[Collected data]
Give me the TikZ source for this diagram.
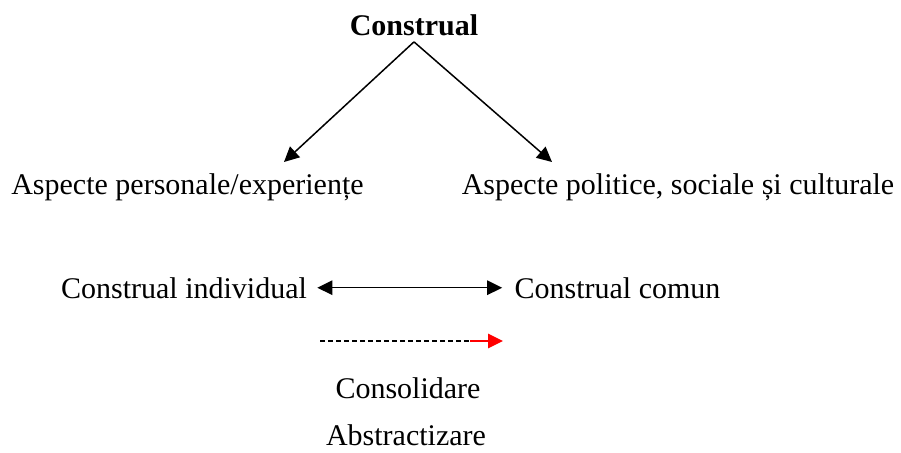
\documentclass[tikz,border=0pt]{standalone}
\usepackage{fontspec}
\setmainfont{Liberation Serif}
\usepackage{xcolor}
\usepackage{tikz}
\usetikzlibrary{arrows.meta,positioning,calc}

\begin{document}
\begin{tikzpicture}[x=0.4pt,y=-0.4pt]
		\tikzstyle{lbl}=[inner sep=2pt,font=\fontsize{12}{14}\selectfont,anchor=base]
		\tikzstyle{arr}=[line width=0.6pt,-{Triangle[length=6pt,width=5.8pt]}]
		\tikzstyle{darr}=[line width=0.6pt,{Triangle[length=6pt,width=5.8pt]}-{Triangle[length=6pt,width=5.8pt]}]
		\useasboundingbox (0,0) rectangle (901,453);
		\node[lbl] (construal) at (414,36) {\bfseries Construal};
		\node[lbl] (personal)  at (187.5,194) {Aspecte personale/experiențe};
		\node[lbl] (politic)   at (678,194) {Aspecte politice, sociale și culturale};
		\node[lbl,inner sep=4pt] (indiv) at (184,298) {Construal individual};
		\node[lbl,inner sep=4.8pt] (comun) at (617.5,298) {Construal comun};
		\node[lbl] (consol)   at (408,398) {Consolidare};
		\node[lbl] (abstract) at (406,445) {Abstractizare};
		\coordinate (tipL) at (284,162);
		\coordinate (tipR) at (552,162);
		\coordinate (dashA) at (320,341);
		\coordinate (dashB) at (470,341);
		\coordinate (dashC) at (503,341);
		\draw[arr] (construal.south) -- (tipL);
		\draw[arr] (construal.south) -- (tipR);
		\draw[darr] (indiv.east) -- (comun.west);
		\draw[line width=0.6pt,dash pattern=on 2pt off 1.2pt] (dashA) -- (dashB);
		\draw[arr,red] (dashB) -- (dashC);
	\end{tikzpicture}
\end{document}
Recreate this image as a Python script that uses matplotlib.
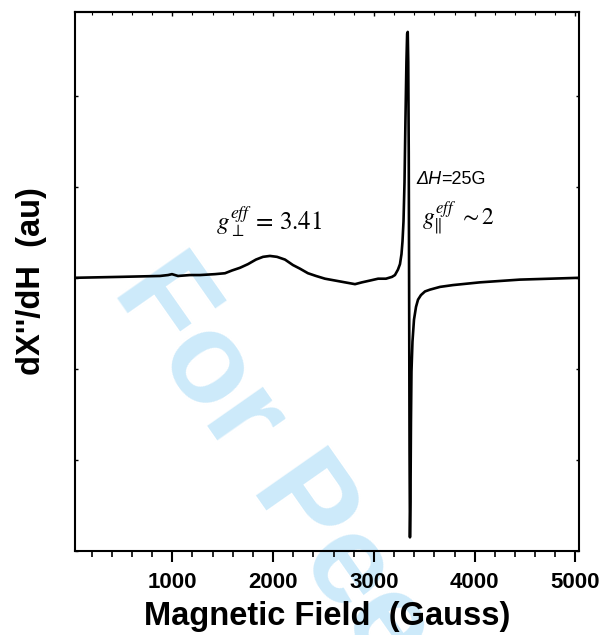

== TASK BRIEF ==
Without the pictures, output the full listing exactly as it stands.

== RESULT OF THE TASK ==
Give me the TikZ source for this diagram.
\documentclass[tikz,border=0pt]{standalone}
\usepackage{fontspec}
\setmainfont{Liberation Serif}
\usepackage{xcolor}
\usepackage{tikz}
\usetikzlibrary{arrows.meta,positioning,calc}

\begin{document}
\begin{tikzpicture}[x=0.4pt,y=-0.4pt]
		\tikzstyle{lbl}=[inner sep=2pt,font=\fontsize{12}{14}\selectfont,anchor=base]
		\tikzstyle{arr}=[line width=0.6pt,-{Triangle[length=6pt,width=5.8pt]}]
		\tikzstyle{darr}=[line width=0.6pt,{Triangle[length=6pt,width=5.8pt]}-{Triangle[length=6pt,width=5.8pt]}]
		\useasboundingbox (0,0) rectangle (901,453);
		\node[lbl] (construal) at (414,36) {\bfseries Construal};
		\node[lbl] (personal)  at (187.5,194) {Aspecte personale/experiențe};
		\node[lbl] (politic)   at (678,194) {Aspecte politice, sociale și culturale};
		\node[lbl,inner sep=4pt] (indiv) at (184,298) {Construal individual};
		\node[lbl,inner sep=4.8pt] (comun) at (617.5,298) {Construal comun};
		\node[lbl] (consol)   at (408,398) {Consolidare};
		\node[lbl] (abstract) at (406,445) {Abstractizare};
		\coordinate (tipL) at (284,162);
		\coordinate (tipR) at (552,162);
		\coordinate (dashA) at (320,341);
		\coordinate (dashB) at (470,341);
		\coordinate (dashC) at (503,341);
		\draw[arr] (construal.south) -- (tipL);
		\draw[arr] (construal.south) -- (tipR);
		\draw[darr] (indiv.east) -- (comun.west);
		\draw[line width=0.6pt,dash pattern=on 2pt off 1.2pt] (dashA) -- (dashB);
		\draw[arr,red] (dashB) -- (dashC);
	\end{tikzpicture}
\end{document}
Recreate this image as a Python script that uses matplotlib.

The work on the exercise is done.